Copy each line below that includes "this".

Supplied records:
## Start

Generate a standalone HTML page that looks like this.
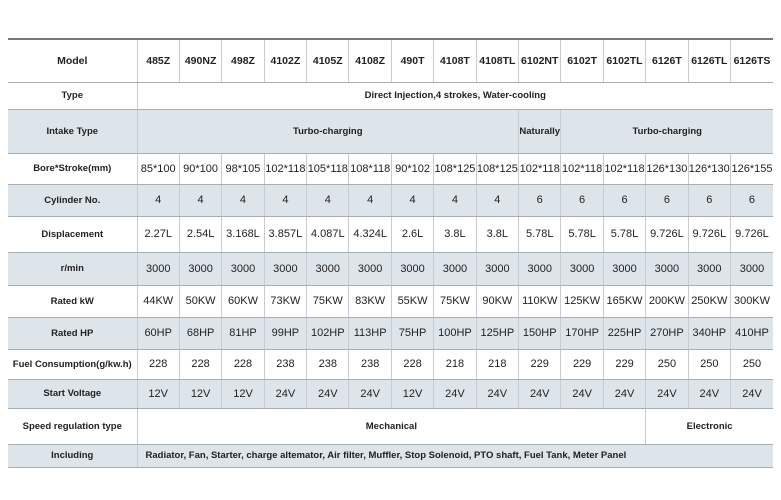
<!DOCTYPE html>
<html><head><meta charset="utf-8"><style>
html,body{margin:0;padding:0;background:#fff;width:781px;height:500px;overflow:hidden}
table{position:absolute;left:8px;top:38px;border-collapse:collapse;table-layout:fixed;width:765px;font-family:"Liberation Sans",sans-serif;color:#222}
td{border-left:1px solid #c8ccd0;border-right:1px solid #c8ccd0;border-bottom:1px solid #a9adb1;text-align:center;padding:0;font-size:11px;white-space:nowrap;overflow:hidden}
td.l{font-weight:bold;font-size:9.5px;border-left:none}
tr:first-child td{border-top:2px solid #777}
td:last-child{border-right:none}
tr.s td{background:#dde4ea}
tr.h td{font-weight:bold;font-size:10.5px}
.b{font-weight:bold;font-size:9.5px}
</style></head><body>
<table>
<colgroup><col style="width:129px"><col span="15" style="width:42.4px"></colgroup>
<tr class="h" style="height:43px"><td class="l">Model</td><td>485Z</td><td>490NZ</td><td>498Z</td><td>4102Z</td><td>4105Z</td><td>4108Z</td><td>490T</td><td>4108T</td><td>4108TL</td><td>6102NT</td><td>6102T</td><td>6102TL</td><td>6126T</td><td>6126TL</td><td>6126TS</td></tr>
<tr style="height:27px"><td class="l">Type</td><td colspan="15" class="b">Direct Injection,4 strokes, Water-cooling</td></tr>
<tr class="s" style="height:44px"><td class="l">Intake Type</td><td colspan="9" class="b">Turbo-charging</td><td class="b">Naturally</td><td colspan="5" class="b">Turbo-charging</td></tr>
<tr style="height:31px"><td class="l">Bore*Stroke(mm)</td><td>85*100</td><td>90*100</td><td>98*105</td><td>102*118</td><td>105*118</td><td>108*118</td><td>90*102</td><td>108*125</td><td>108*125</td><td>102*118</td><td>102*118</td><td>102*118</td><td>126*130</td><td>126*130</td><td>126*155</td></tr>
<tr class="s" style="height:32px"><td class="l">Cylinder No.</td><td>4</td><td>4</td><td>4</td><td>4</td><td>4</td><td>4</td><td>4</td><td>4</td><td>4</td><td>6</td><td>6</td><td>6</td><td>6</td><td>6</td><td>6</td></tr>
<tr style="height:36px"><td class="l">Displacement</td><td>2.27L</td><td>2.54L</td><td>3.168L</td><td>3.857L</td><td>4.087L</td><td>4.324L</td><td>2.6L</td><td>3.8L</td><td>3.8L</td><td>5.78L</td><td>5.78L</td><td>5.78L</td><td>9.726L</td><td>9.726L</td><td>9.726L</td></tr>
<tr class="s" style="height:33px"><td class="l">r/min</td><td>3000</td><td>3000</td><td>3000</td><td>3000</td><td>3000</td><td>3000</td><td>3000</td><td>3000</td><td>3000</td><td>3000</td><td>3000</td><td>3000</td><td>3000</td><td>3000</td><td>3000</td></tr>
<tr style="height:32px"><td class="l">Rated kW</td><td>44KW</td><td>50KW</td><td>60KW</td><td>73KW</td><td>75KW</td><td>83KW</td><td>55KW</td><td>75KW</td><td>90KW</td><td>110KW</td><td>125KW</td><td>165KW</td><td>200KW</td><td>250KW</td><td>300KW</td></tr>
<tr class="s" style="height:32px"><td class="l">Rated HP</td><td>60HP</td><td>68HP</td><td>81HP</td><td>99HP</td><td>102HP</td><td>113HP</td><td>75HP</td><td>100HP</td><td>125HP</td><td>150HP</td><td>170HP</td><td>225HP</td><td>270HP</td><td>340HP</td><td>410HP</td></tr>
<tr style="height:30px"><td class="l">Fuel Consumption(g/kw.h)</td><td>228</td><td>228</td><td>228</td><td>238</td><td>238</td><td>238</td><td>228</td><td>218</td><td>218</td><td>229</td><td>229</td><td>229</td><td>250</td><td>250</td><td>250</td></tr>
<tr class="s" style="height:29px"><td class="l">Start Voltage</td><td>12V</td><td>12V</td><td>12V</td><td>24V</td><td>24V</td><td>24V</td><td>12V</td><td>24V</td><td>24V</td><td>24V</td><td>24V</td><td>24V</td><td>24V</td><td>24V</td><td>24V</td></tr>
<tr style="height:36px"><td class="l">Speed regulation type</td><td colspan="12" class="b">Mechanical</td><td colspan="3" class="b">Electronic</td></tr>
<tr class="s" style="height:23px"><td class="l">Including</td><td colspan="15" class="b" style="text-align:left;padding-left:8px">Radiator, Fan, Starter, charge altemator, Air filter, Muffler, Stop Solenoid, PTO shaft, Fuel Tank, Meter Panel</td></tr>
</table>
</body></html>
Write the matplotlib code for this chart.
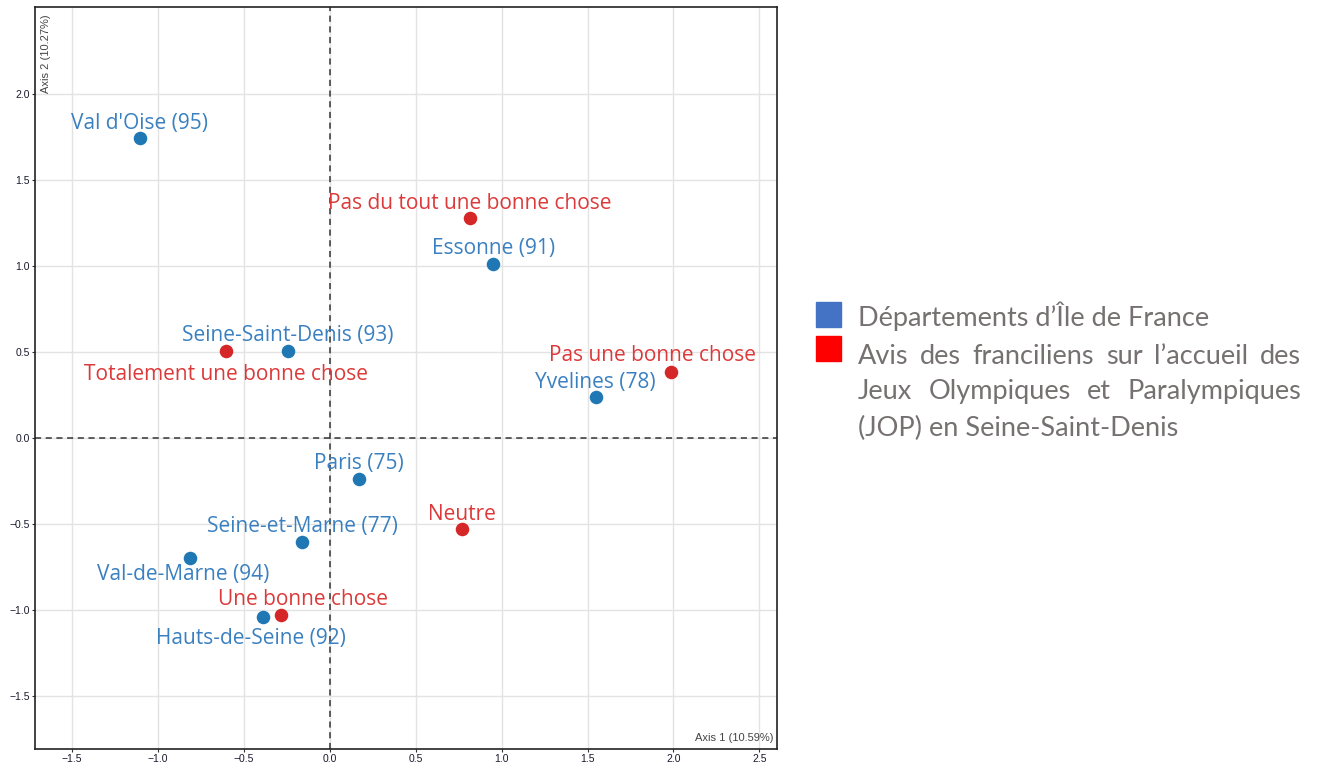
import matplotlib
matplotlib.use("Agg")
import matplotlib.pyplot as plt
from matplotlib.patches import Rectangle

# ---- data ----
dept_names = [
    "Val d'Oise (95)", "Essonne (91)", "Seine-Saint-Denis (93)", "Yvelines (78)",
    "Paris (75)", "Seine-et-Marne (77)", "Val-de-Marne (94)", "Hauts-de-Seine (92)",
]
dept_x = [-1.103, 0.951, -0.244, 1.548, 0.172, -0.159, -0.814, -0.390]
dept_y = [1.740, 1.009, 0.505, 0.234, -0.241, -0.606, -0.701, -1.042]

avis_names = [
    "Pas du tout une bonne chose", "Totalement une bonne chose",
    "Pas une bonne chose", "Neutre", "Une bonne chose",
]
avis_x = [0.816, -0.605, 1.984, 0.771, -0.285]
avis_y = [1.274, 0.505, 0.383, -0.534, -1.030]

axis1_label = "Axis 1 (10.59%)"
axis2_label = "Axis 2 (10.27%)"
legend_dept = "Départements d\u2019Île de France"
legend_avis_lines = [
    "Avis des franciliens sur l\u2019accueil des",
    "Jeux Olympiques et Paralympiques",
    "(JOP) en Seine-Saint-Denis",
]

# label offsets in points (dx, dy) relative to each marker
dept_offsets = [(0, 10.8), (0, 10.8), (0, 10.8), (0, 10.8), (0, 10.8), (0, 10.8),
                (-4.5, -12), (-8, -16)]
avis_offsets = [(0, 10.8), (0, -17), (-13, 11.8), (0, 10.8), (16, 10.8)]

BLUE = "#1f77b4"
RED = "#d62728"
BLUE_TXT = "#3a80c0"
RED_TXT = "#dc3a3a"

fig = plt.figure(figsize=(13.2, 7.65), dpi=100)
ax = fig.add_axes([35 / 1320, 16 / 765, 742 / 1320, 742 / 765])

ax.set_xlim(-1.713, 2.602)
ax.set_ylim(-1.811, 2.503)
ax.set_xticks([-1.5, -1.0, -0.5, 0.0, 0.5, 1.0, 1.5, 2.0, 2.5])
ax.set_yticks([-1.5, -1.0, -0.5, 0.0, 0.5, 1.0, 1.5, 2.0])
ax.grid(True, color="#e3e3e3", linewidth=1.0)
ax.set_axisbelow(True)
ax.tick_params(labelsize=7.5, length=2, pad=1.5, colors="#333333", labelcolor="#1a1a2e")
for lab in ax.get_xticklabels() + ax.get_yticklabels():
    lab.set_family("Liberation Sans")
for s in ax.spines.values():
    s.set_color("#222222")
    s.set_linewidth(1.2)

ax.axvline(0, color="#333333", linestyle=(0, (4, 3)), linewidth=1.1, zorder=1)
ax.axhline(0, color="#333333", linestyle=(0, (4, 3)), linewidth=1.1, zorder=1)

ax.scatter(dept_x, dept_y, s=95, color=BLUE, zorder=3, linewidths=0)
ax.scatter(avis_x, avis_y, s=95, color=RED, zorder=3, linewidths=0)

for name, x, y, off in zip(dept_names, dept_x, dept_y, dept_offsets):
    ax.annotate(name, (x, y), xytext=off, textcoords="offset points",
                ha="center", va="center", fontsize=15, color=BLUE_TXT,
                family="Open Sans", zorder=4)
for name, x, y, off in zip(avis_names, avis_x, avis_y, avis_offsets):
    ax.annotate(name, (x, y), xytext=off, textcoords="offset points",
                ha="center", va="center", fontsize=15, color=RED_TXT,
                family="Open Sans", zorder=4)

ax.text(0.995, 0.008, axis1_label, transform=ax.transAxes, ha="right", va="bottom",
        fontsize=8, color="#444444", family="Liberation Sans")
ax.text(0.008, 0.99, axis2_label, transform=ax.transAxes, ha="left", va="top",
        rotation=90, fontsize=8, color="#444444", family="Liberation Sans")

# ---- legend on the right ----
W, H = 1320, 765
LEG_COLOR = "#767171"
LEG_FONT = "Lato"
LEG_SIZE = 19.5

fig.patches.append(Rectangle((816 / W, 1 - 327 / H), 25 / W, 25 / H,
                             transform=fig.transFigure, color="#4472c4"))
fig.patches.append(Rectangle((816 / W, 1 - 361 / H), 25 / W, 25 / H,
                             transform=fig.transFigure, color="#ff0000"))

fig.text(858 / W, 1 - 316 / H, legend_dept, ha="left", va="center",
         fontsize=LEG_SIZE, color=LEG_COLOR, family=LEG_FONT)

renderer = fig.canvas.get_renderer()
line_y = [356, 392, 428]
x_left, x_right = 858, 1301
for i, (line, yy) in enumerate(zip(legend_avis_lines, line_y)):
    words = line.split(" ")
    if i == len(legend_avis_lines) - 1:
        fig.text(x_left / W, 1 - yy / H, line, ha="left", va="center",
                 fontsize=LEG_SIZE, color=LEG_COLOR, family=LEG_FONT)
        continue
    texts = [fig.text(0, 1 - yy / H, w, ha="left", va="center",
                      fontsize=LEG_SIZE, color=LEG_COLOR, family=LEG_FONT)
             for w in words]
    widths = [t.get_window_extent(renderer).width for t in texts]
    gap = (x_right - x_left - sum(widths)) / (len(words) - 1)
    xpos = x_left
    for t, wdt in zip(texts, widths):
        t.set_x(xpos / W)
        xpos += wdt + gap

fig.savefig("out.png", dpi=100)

## End

Response below:
Generate a standalone HTML page that looks like this.
Write the matplotlib code for this chart.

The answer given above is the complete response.